Delphix's survey breaks devops people into two camps: "leaders" and "practitioners." The former includes those who self-identify as being part of a "a strongly defined and successful series of DevOps initiatives." Only 10 percent of those surveyed identified themselves as leaders; another 59 percent identified as practitioners who were involved in ongoing devops work or planned on starting such work. (The remaining 31 percent evidently didn't meet the criteria for either category.)

Much of the rationale for seeing devops teams in this binary fashion is the belief that while there are plenty of definitions for devops, few are in agreement. The ones who have the sharpest definition of the term, claims Delphix, benefit the most simply because they're able to better describe the missions at hand.

However, not everyone feels an exact definition is needed. Adam Jacob, CTO of Chef, has likened devops to kung fu: The implementations vary, but those who practice the art recognize its other practitioners as well.

Delphix's background in data virtualization influenced the report's approach. One section, entitled "The State of Data in DevOps," covered how devops teams deal with live data.
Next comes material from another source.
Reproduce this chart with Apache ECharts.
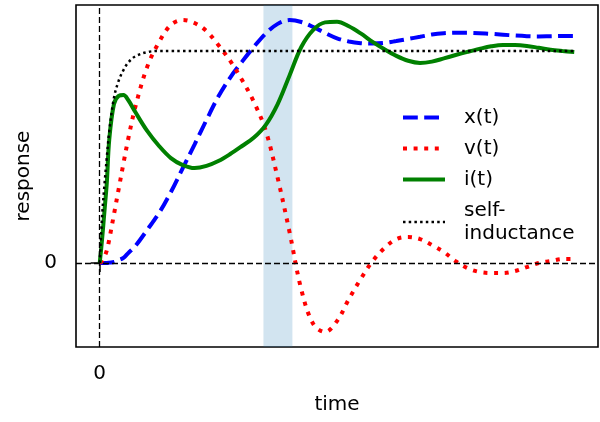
<!DOCTYPE html>
<html>
<head>
<meta charset="utf-8">
<script src="https://cdn.jsdelivr.net/npm/echarts@6/dist/echarts.min.js"></script>
<style>
  html, body { margin: 0; padding: 0; background: #fff; }
  #chart { width: 600px; height: 422px; }
</style>
</head>
<body>
<div id="chart"></div>
<script>
// values
const time = [0, 0.05, 0.1, 0.15, 0.2, 0.3, 0.4, 0.5, 0.6, 0.75,
  1, 1.25, 1.5, 1.75, 2, 2.25, 2.5, 2.75, 3, 3.25, 3.5, 3.75, 4, 4.25, 4.5, 4.75,
  5, 5.25, 5.5, 5.75, 6, 6.25, 6.5, 6.75, 7, 7.25, 7.5, 7.75, 8, 8.25, 8.5, 8.75,
  9, 9.25, 9.5, 9.75, 10]

const position = [0, 0, 0, 0, 0.002, 0.005, 0.014, 0.024, 0.047, 0.08,
  0.156, 0.236, 0.335, 0.448, 0.56, 0.675, 0.785, 0.875, 0.95, 1.02, 1.083, 1.128, 1.146, 1.137, 1.113, 1.085,
  1.06, 1.045, 1.037, 1.035, 1.038, 1.047, 1.057, 1.067, 1.078, 1.084, 1.086, 1.086, 1.084, 1.081, 1.077, 1.073,
  1.07, 1.069, 1.07, 1.071, 1.071]

const voltage = [0, 0.01, 0.03, 0.06, 0.11, 0.23, 0.35, 0.47, 0.585, 0.736,
  0.925, 1.042, 1.123, 1.146, 1.132, 1.094, 1.028, 0.953, 0.863, 0.759, 0.623, 0.401, 0.146, -0.127, -0.288, -0.325,
  -0.274, -0.17, -0.075, 0.009, 0.071, 0.113, 0.123, 0.113, 0.085, 0.052, 0.009, -0.024, -0.042, -0.047, -0.047, -0.038,
  -0.019, 0, 0.009, 0.019, 0.019]

const current = [0, 0.113, 0.245, 0.382, 0.58, 0.75, 0.788, 0.792, 0.769, 0.712,
  0.623, 0.552, 0.495, 0.462, 0.448, 0.458, 0.481, 0.514, 0.552, 0.592, 0.652, 0.75, 0.885, 1.02, 1.1, 1.135,
  1.138, 1.117, 1.083, 1.043, 1.008, 0.977, 0.954, 0.944, 0.95, 0.965, 0.981, 0.996, 1.01, 1.022, 1.028, 1.028,
  1.024, 1.015, 1.006, 1, 0.995]

const selfInductance = [0, 0.22, 0.37, 0.5, 0.62, 0.78, 0.86, 0.91, 0.945, 0.975,
  0.995, 1, 1, 1, 1, 1, 1, 1, 1, 1, 1, 1, 1, 1, 1, 1,
  1, 1, 1, 1, 1, 1, 1, 1, 1, 1, 1, 1, 1, 1, 1, 1,
  1, 1, 1, 1, 1]

const band = [3.45, 4.06]
const xTicks = [0]
const yTicks = [0]

const pairs = (ys) => time.map((t, i) => [t, ys[i]])

const chart = echarts.init(document.getElementById('chart'))

const font = 'DejaVu Sans'

const curve = (name, ys, color, width, type) => ({
  name,
  type: 'line',
  data: pairs(ys),
  smooth: 0.35,
  symbol: 'none',
  z: 3,
  lineStyle: { color, width, type, cap: 'butt' },
  itemStyle: { color },
})

chart.setOption({
  animation: false,
  textStyle: { fontFamily: font },
  grid: {
    left: 76, right: 2, top: 5, bottom: 75,
    show: true,
    borderColor: '#000',
    borderWidth: 1.6,
  },
  legend: {
    orient: 'vertical',
    left: 401,
    top: 106,
    padding: 0,
    itemGap: 8,
    itemWidth: 42,
    itemHeight: 14,
    itemStyle: { opacity: 0 },
    lineStyle: { width: 'inherit' },
    textStyle: {
      fontFamily: font,
      fontSize: 20,
      lineHeight: 23,
      color: '#000',
      padding: [0, 0, 0, 14],
    },
    data: ['x(t)', 'v(t)', 'i(t)', 'self-\ninductance'],
  },
  xAxis: {
    type: 'value',
    min: -0.5,
    max: 10.5,
    name: 'time',
    nameLocation: 'middle',
    nameGap: 48,
    nameTextStyle: { fontFamily: font, fontSize: 20, color: '#000' },
    axisLine: { show: false },
    axisTick: { show: true, length: 9, customValues: xTicks, lineStyle: { color: '#000', width: 1.5 } },
    axisLabel: { customValues: xTicks, margin: 17, fontFamily: font, fontSize: 20, color: '#000' },
    splitLine: { show: false },
  },
  yAxis: {
    type: 'value',
    min: -0.396,
    max: 1.217,
    name: 'response',
    nameLocation: 'middle',
    nameGap: 39,
    nameTextStyle: { fontFamily: font, fontSize: 20, color: '#000' },
    axisLine: { show: false },
    axisTick: { show: true, length: 9, customValues: yTicks, lineStyle: { color: '#000', width: 1.5 } },
    axisLabel: { customValues: yTicks, margin: 19, fontFamily: font, fontSize: 20, color: '#000' },
    splitLine: { show: false },
  },
  series: [
    {
      name: 'guides',
      type: 'line',
      data: [[0, 0]],
      symbol: 'none',
      z: 1,
      silent: true,
      lineStyle: { opacity: 0 },
      markArea: {
        silent: true,
        itemStyle: { color: 'rgba(31,119,180,0.2)' },
        data: [[{ xAxis: band[0] }, { xAxis: band[1] }]],
      },
      markLine: {
        silent: true,
        symbol: ['none', 'none'],
        label: { show: false },
        lineStyle: { color: '#000', width: 1.3, type: [6, 3] },
        data: [{ xAxis: 0 }, { yAxis: 0 }],
      },
    },
    curve('x(t)', position, '#0000ff', 4, [14.8, 6.4]),
    curve('v(t)', voltage, '#ff0000', 4, [4, 6.6]),
    curve('i(t)', current, '#008000', 4, 'solid'),
    curve('self-\ninductance', selfInductance, '#000000', 2.5, [2.5, 3.2]),
  ],
})
</script>
</body>
</html>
Ninety percent of the respondents cited limitations with their testing environments due to data management issues, saying they needed full production data to do devops work and more often than not simply gave developers unaudited access to production data. (The report doesn't attempt to connect such behavior to data leaks, but asserts that "companies are opting for agility over security.")

Even aside from Dephix's theses about devops, the data gathered about specific devops activities is intriguing. The most often cited reason why organizations embrace devops (true for 70 percent of leaders and 59 percent of practitioners) was pressure from other parts of the organization to deliver -- to get products out faster, to reduce defect counts -- far more than the need to accomplish more with less.

Another intriguing finding concerns what types of devops projects get the lion's share of attention. The lowest-ranked item in the report was "deployments to private cloud," cited by 29 percent of leaders and 47 percent for practitioners. "Testing" and "continuous integration" both ranked only incrementally higher. The reason for the private cloud's low ranking wasn't teased out in the report, but may reflect how the ops side of devops is potentially endangered by cloud; those with major cloud initiatives already enacted simply have less for their ops teams to do.